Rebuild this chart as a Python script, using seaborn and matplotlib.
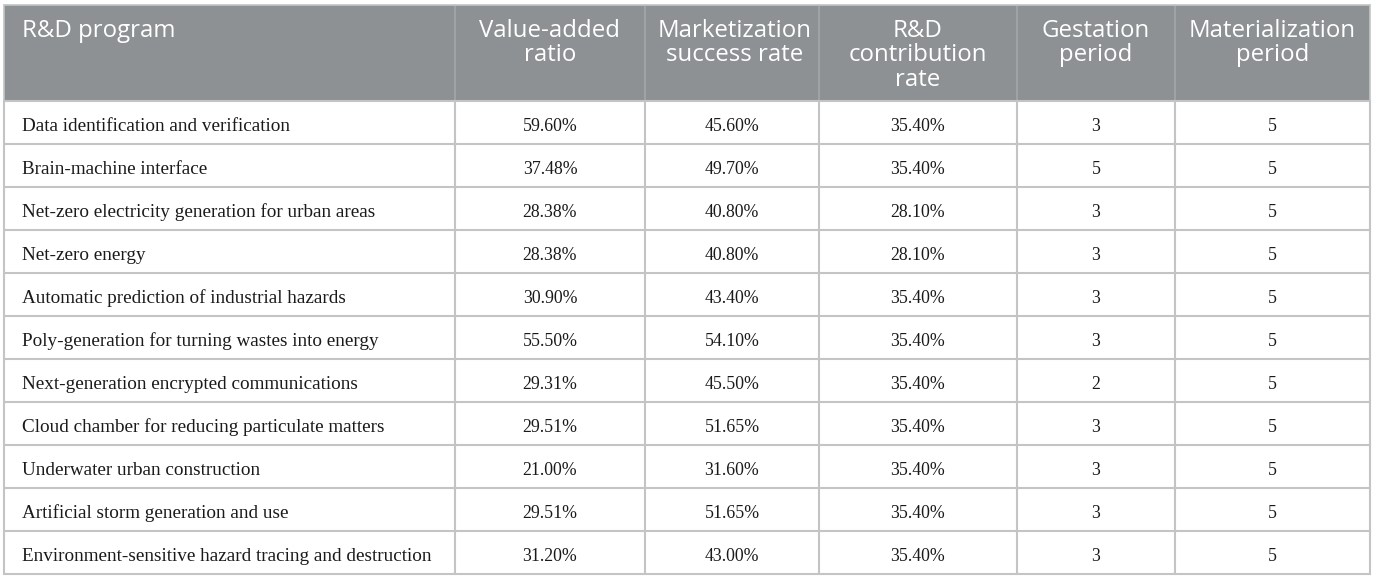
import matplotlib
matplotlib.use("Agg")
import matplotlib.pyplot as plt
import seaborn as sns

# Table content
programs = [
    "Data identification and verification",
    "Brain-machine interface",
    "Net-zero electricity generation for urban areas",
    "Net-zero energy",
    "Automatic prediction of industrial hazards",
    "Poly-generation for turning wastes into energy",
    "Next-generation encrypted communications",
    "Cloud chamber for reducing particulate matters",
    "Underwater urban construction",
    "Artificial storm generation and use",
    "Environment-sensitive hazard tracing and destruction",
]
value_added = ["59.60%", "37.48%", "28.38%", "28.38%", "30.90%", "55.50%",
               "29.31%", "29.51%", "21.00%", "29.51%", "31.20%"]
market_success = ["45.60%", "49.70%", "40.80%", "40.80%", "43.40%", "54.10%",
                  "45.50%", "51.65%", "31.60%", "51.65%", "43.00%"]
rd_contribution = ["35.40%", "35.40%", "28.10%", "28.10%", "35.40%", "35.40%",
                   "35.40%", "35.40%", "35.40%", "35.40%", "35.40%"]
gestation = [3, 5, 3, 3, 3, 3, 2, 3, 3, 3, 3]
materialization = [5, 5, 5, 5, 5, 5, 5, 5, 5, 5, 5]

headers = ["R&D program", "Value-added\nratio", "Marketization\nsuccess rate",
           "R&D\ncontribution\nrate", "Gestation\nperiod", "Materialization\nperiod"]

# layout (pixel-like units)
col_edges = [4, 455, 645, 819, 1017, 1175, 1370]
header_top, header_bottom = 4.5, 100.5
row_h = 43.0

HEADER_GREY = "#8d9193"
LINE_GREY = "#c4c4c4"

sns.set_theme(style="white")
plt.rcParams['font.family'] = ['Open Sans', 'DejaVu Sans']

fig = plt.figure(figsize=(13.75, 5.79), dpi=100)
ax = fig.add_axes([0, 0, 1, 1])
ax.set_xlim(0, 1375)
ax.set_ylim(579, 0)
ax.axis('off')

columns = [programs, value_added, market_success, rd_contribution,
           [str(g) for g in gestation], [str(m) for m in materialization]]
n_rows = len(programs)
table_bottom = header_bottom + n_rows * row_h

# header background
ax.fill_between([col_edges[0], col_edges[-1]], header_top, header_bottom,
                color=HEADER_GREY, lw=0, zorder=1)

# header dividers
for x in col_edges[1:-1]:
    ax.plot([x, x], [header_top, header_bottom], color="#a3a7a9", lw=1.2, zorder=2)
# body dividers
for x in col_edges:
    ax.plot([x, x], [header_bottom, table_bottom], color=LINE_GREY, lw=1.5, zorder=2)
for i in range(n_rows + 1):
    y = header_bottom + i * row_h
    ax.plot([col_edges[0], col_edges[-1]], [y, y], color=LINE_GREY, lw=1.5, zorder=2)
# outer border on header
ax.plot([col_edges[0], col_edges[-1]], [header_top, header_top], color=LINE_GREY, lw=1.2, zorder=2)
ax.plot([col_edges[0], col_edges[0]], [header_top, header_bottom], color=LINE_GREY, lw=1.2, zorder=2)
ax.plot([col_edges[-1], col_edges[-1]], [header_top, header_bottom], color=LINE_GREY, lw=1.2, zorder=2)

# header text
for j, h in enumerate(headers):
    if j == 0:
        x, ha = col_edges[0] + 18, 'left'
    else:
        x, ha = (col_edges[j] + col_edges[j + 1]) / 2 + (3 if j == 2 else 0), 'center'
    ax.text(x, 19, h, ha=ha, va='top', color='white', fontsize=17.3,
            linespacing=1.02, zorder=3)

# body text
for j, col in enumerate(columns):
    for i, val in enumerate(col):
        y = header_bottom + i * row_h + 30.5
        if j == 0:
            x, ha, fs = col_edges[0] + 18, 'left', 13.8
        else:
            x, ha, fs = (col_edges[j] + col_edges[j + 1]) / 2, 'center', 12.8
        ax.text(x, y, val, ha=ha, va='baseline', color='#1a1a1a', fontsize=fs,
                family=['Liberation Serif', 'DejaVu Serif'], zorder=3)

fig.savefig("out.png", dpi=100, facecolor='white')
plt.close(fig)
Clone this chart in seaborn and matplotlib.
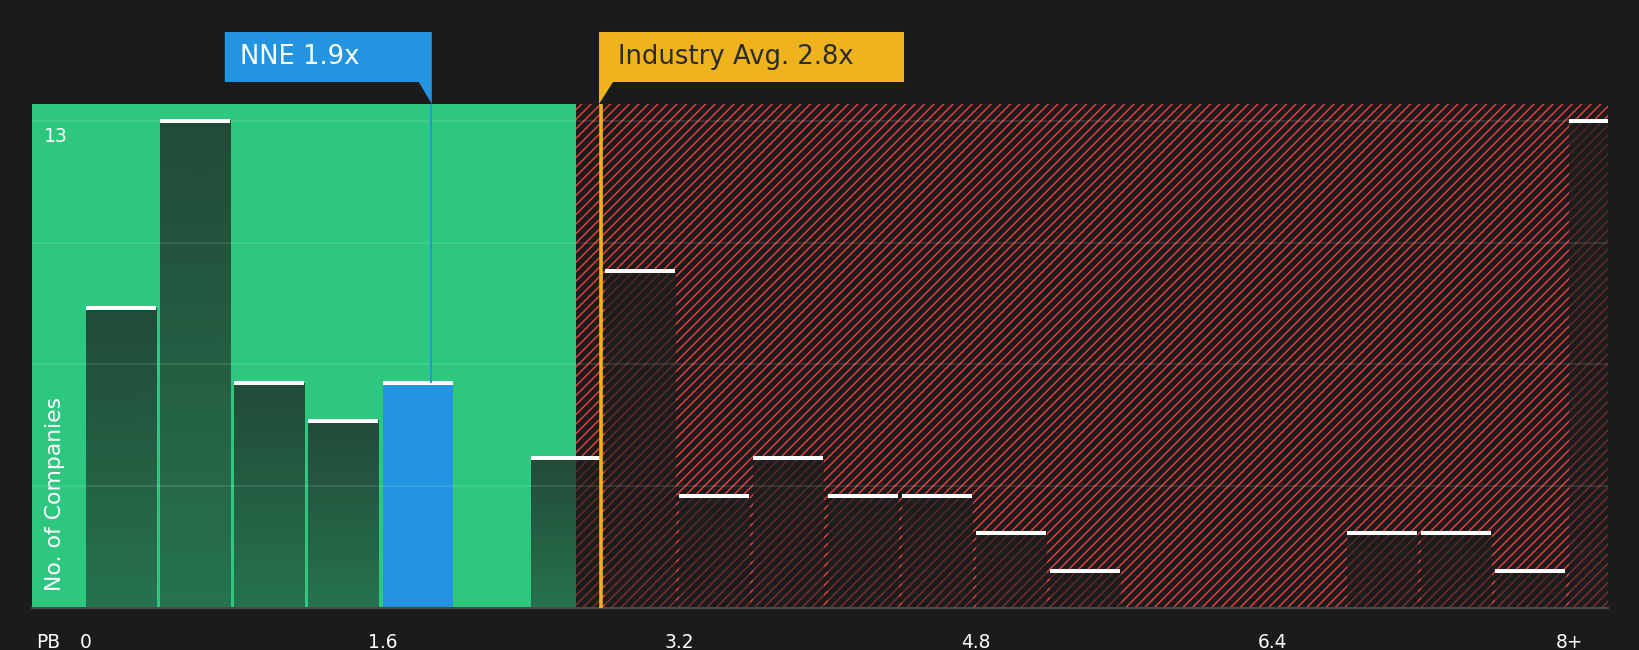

.....

Report the number of lines in the entries above that include the string "seaborn". Give nothing but the number.

:: Answer to the task ::
3